Objective » Quote the listing in full, exactly as given, minus any pictures.

─── Information provided ───

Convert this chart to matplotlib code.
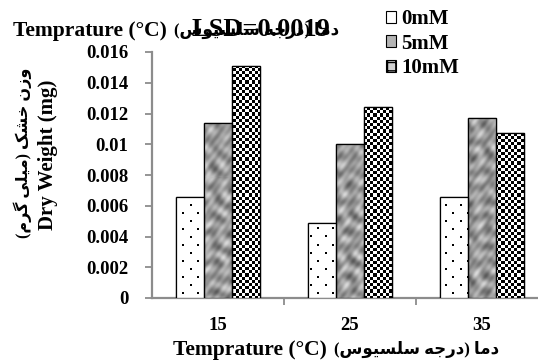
import numpy as np
import matplotlib
matplotlib.use("Agg")
import matplotlib.pyplot as plt
from matplotlib.patches import Patch

# --- data ---
temps = ["15", "25", "35"]
series = ["0mM", "5mM", "10mM"]
dw_0mM = [0.0066, 0.0049, 0.0066]
dw_5mM = [0.0114, 0.0100, 0.0117]
dw_10mM = [0.0151, 0.0124, 0.0107]
y_ticks = [0, 0.002, 0.004, 0.006, 0.008, 0.01, 0.012, 0.014, 0.016]
y_ticklabels = ["0", "0.002", "0.004", "0.006", "0.008", "0.01", "0.012", "0.014", "0.016"]
lsd_text = "LSD=0.0019"
x_label_en = "Temprature (°C) "
x_label_fa = "دما (درجه سلسیوس)"
y_label_en = "Dry Weight (mg)"
y_label_fa = "وزن خشک (میلی گرم)"

# --- tiny Persian shaper (matplotlib has no bidi / shaping) ---
FORMS = {
    "د": ("\ufea9", "\ufeaa"), "ا": ("\ufe8d", "\ufe8e"), "ر": ("\ufead", "\ufeae"),
    "و": ("\ufeed", "\ufeee"), "ز": ("\ufeaf", "\ufeb0"),
    "م": ("\ufee1", "\ufee2", "\ufee3", "\ufee4"), "ج": ("\ufe9d", "\ufe9e", "\ufe9f", "\ufea0"),
    "ه": ("\ufee9", "\ufeea", "\ufeeb", "\ufeec"), "س": ("\ufeb1", "\ufeb2", "\ufeb3", "\ufeb4"),
    "ل": ("\ufedd", "\ufede", "\ufedf", "\ufee0"), "ی": ("\ufbfc", "\ufbfd", "\ufbfe", "\ufbff"),
    "ن": ("\ufee5", "\ufee6", "\ufee7", "\ufee8"), "خ": ("\ufea5", "\ufea6", "\ufea7", "\ufea8"),
    "ش": ("\ufeb5", "\ufeb6", "\ufeb7", "\ufeb8"), "ک": ("\ufb8e", "\ufb8f", "\ufb90", "\ufb91"),
    "گ": ("\ufb92", "\ufb93", "\ufb94", "\ufb95"),
}


def rtl(text):
    out = []
    for i, c in enumerate(text):
        f = FORMS.get(c)
        if f is None:
            out.append(c)
            continue
        prev = text[i - 1] if i > 0 else None
        nxt = text[i + 1] if i + 1 < len(text) else None
        jp = prev in FORMS and len(FORMS[prev]) == 4
        jn = len(f) == 4 and nxt in FORMS
        if jp and jn:
            out.append(f[3])
        elif jp:
            out.append(f[1])
        elif jn:
            out.append(f[2])
        else:
            out.append(f[0])
    vis = "".join(reversed(out))
    return vis.translate(str.maketrans("()", ")("))


FONT = ["Liberation Serif", "DejaVu Sans"]
plt.rcParams["font.family"] = FONT
plt.rcParams["font.weight"] = "bold"

fig = plt.figure(figsize=(5.38, 3.64), dpi=100)
ax = fig.add_axes([152 / 538, 1 - 298 / 364, 396 / 538, 246 / 364])

x = np.arange(len(temps))
w = 0.21
b0 = ax.bar(x - w, dw_0mM, w, facecolor="white", edgecolor="black", linewidth=0.9, zorder=3)
b5 = ax.bar(x, dw_5mM, w, facecolor="#a0a0a0", edgecolor="black", linewidth=0.9, zorder=3)
b10 = ax.bar(x + w, dw_10mM, w, facecolor="white", edgecolor="black", linewidth=0.9, zorder=3)

# textures in axes pixel space, clipped to each bar
H, W = 246, 396
gy, gx = np.mgrid[0:H, 0:W]
# sparse staggered dots
dots = np.ones((H, W))
on = ((gy % 8) < 2) & (((gx + 7 * ((gy // 8) % 2)) % 15) < 2)
dots[on] = 0.0
# checkerboard
checker = ((gy // 3.2).astype(int) + (gx // 3.2).astype(int)) % 2 * 1.0
# mottled grey
m = (np.sin(gx * 0.37 + 1.1 * np.sin(gy * 0.29))
     + np.sin(gy * 0.41 + 1.2 * np.sin(gx * 0.23))
     + np.sin((gx - gy) * 0.26 + 0.9 * np.cos((gx + gy) * 0.17))
     + 0.6 * np.sin(gx * 0.83 + gy * 0.61))
mottle = np.clip(0.60 + 0.07 * m, 0, 1)

for bars, img in ((b0, dots), (b5, mottle), (b10, checker)):
    for bar in bars:
        im = ax.imshow(img, cmap="gray", vmin=0, vmax=1, extent=(0, 1, 0, 1),
                       transform=ax.transAxes, interpolation="nearest", aspect="auto", zorder=3.5)
        im.set_clip_path(bar)
        ax.add_patch(plt.Rectangle(bar.get_xy(), bar.get_width(), bar.get_height(),
                                   fill=False, edgecolor="black", linewidth=0.9, zorder=4))

ax.set_xlim(-0.5, 2.5)
ax.set_ylim(0, 0.016)
ax.set_yticks(y_ticks)
ax.set_yticklabels(y_ticklabels)
ax.set_xticks(x)
ax.set_xticklabels(temps)
ax.set_xticks([0.5, 1.5], minor=True)
ax.tick_params(axis="x", which="major", length=0, pad=14, labelsize=13.5)
ax.tick_params(axis="x", which="minor", length=5, color="#8c8c8c", width=1.3)
ax.tick_params(axis="y", length=5, color="#8c8c8c", width=1.3, pad=12, labelsize=13.5)
for s in ("top", "right"):
    ax.spines[s].set_visible(False)
for s in ("left", "bottom"):
    ax.spines[s].set_color("#8c8c8c")
    ax.spines[s].set_linewidth(1.6)

# x label: English part, then the Persian part right after it
t_en = fig.text(173 / 538, 1 - 350 / 364, x_label_en, ha="left", va="center",
                fontsize=15.5, fontweight="bold")
fig.canvas.draw()
x_end = fig.transFigure.inverted().transform(t_en.get_window_extent().p1)[0]
fig.text(x_end + 2 / 538, 1 - 349 / 364, rtl(x_label_fa), ha="left", va="center",
         fontsize=12, fontweight="bold")

# y label: Persian line and English line
fig.text(23 / 538, 1 - 153 / 364, rtl(y_label_fa), rotation=90, ha="center", va="center",
         fontsize=11.5, fontweight="bold")
fig.text(48 / 538, 1 - 155 / 364, y_label_en, rotation=90, ha="center", va="center",
         fontsize=15, fontweight="bold")

# top-left: same label repeated, with the LSD text lying over its Persian part
t_top = fig.text(13 / 538, 1 - 31 / 364, x_label_en, ha="left", va="center",
                 fontsize=15.5, fontweight="bold")
fig.canvas.draw()
x_top = fig.transFigure.inverted().transform(t_top.get_window_extent().p1)[0]
fig.text(x_top + 2 / 538, 1 - 30 / 364, rtl(x_label_fa), ha="left", va="center",
         fontsize=12, fontweight="bold")
fig.text(192 / 538, 1 - 29 / 364, lsd_text, ha="left", va="center", fontsize=19,
         fontweight="bold", zorder=5)

handles = [
    Patch(facecolor="white", edgecolor="black", linewidth=0.8),
    Patch(facecolor="#b4b4b4", edgecolor="black", linewidth=0.8),
    Patch(facecolor="#d0d0d0", edgecolor="black", hatch="++", linewidth=0.8),
]
fig.legend(handles, series, loc="upper left", bbox_to_anchor=(386 / 538, 1 - 9 / 364),
           frameon=False, fontsize=15, handlelength=0.5, handleheight=0.5,
           handletextpad=0.25, labelspacing=0.22, borderpad=0.0, borderaxespad=0.0)

fig.savefig("out.png", dpi=100)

───

Written solution »
Convert this chart to matplotlib code.
import numpy as np
import matplotlib
matplotlib.use("Agg")
import matplotlib.pyplot as plt
from matplotlib.patches import Patch

# --- data ---
temps = ["15", "25", "35"]
series = ["0mM", "5mM", "10mM"]
dw_0mM = [0.0066, 0.0049, 0.0066]
dw_5mM = [0.0114, 0.0100, 0.0117]
dw_10mM = [0.0151, 0.0124, 0.0107]
y_ticks = [0, 0.002, 0.004, 0.006, 0.008, 0.01, 0.012, 0.014, 0.016]
y_ticklabels = ["0", "0.002", "0.004", "0.006", "0.008", "0.01", "0.012", "0.014", "0.016"]
lsd_text = "LSD=0.0019"
x_label_en = "Temprature (°C) "
x_label_fa = "دما (درجه سلسیوس)"
y_label_en = "Dry Weight (mg)"
y_label_fa = "وزن خشک (میلی گرم)"

# --- tiny Persian shaper (matplotlib has no bidi / shaping) ---
FORMS = {
    "د": ("\ufea9", "\ufeaa"), "ا": ("\ufe8d", "\ufe8e"), "ر": ("\ufead", "\ufeae"),
    "و": ("\ufeed", "\ufeee"), "ز": ("\ufeaf", "\ufeb0"),
    "م": ("\ufee1", "\ufee2", "\ufee3", "\ufee4"), "ج": ("\ufe9d", "\ufe9e", "\ufe9f", "\ufea0"),
    "ه": ("\ufee9", "\ufeea", "\ufeeb", "\ufeec"), "س": ("\ufeb1", "\ufeb2", "\ufeb3", "\ufeb4"),
    "ل": ("\ufedd", "\ufede", "\ufedf", "\ufee0"), "ی": ("\ufbfc", "\ufbfd", "\ufbfe", "\ufbff"),
    "ن": ("\ufee5", "\ufee6", "\ufee7", "\ufee8"), "خ": ("\ufea5", "\ufea6", "\ufea7", "\ufea8"),
    "ش": ("\ufeb5", "\ufeb6", "\ufeb7", "\ufeb8"), "ک": ("\ufb8e", "\ufb8f", "\ufb90", "\ufb91"),
    "گ": ("\ufb92", "\ufb93", "\ufb94", "\ufb95"),
}


def rtl(text):
    out = []
    for i, c in enumerate(text):
        f = FORMS.get(c)
        if f is None:
            out.append(c)
            continue
        prev = text[i - 1] if i > 0 else None
        nxt = text[i + 1] if i + 1 < len(text) else None
        jp = prev in FORMS and len(FORMS[prev]) == 4
        jn = len(f) == 4 and nxt in FORMS
        if jp and jn:
            out.append(f[3])
        elif jp:
            out.append(f[1])
        elif jn:
            out.append(f[2])
        else:
            out.append(f[0])
    vis = "".join(reversed(out))
    return vis.translate(str.maketrans("()", ")("))


FONT = ["Liberation Serif", "DejaVu Sans"]
plt.rcParams["font.family"] = FONT
plt.rcParams["font.weight"] = "bold"

fig = plt.figure(figsize=(5.38, 3.64), dpi=100)
ax = fig.add_axes([152 / 538, 1 - 298 / 364, 396 / 538, 246 / 364])

x = np.arange(len(temps))
w = 0.21
b0 = ax.bar(x - w, dw_0mM, w, facecolor="white", edgecolor="black", linewidth=0.9, zorder=3)
b5 = ax.bar(x, dw_5mM, w, facecolor="#a0a0a0", edgecolor="black", linewidth=0.9, zorder=3)
b10 = ax.bar(x + w, dw_10mM, w, facecolor="white", edgecolor="black", linewidth=0.9, zorder=3)

# textures in axes pixel space, clipped to each bar
H, W = 246, 396
gy, gx = np.mgrid[0:H, 0:W]
# sparse staggered dots
dots = np.ones((H, W))
on = ((gy % 8) < 2) & (((gx + 7 * ((gy // 8) % 2)) % 15) < 2)
dots[on] = 0.0
# checkerboard
checker = ((gy // 3.2).astype(int) + (gx // 3.2).astype(int)) % 2 * 1.0
# mottled grey
m = (np.sin(gx * 0.37 + 1.1 * np.sin(gy * 0.29))
     + np.sin(gy * 0.41 + 1.2 * np.sin(gx * 0.23))
     + np.sin((gx - gy) * 0.26 + 0.9 * np.cos((gx + gy) * 0.17))
     + 0.6 * np.sin(gx * 0.83 + gy * 0.61))
mottle = np.clip(0.60 + 0.07 * m, 0, 1)

for bars, img in ((b0, dots), (b5, mottle), (b10, checker)):
    for bar in bars:
        im = ax.imshow(img, cmap="gray", vmin=0, vmax=1, extent=(0, 1, 0, 1),
                       transform=ax.transAxes, interpolation="nearest", aspect="auto", zorder=3.5)
        im.set_clip_path(bar)
        ax.add_patch(plt.Rectangle(bar.get_xy(), bar.get_width(), bar.get_height(),
                                   fill=False, edgecolor="black", linewidth=0.9, zorder=4))

ax.set_xlim(-0.5, 2.5)
ax.set_ylim(0, 0.016)
ax.set_yticks(y_ticks)
ax.set_yticklabels(y_ticklabels)
ax.set_xticks(x)
ax.set_xticklabels(temps)
ax.set_xticks([0.5, 1.5], minor=True)
ax.tick_params(axis="x", which="major", length=0, pad=14, labelsize=13.5)
ax.tick_params(axis="x", which="minor", length=5, color="#8c8c8c", width=1.3)
ax.tick_params(axis="y", length=5, color="#8c8c8c", width=1.3, pad=12, labelsize=13.5)
for s in ("top", "right"):
    ax.spines[s].set_visible(False)
for s in ("left", "bottom"):
    ax.spines[s].set_color("#8c8c8c")
    ax.spines[s].set_linewidth(1.6)

# x label: English part, then the Persian part right after it
t_en = fig.text(173 / 538, 1 - 350 / 364, x_label_en, ha="left", va="center",
                fontsize=15.5, fontweight="bold")
fig.canvas.draw()
x_end = fig.transFigure.inverted().transform(t_en.get_window_extent().p1)[0]
fig.text(x_end + 2 / 538, 1 - 349 / 364, rtl(x_label_fa), ha="left", va="center",
         fontsize=12, fontweight="bold")

# y label: Persian line and English line
fig.text(23 / 538, 1 - 153 / 364, rtl(y_label_fa), rotation=90, ha="center", va="center",
         fontsize=11.5, fontweight="bold")
fig.text(48 / 538, 1 - 155 / 364, y_label_en, rotation=90, ha="center", va="center",
         fontsize=15, fontweight="bold")

# top-left: same label repeated, with the LSD text lying over its Persian part
t_top = fig.text(13 / 538, 1 - 31 / 364, x_label_en, ha="left", va="center",
                 fontsize=15.5, fontweight="bold")
fig.canvas.draw()
x_top = fig.transFigure.inverted().transform(t_top.get_window_extent().p1)[0]
fig.text(x_top + 2 / 538, 1 - 30 / 364, rtl(x_label_fa), ha="left", va="center",
         fontsize=12, fontweight="bold")
fig.text(192 / 538, 1 - 29 / 364, lsd_text, ha="left", va="center", fontsize=19,
         fontweight="bold", zorder=5)

handles = [
    Patch(facecolor="white", edgecolor="black", linewidth=0.8),
    Patch(facecolor="#b4b4b4", edgecolor="black", linewidth=0.8),
    Patch(facecolor="#d0d0d0", edgecolor="black", hatch="++", linewidth=0.8),
]
fig.legend(handles, series, loc="upper left", bbox_to_anchor=(386 / 538, 1 - 9 / 364),
           frameon=False, fontsize=15, handlelength=0.5, handleheight=0.5,
           handletextpad=0.25, labelspacing=0.22, borderpad=0.0, borderaxespad=0.0)

fig.savefig("out.png", dpi=100)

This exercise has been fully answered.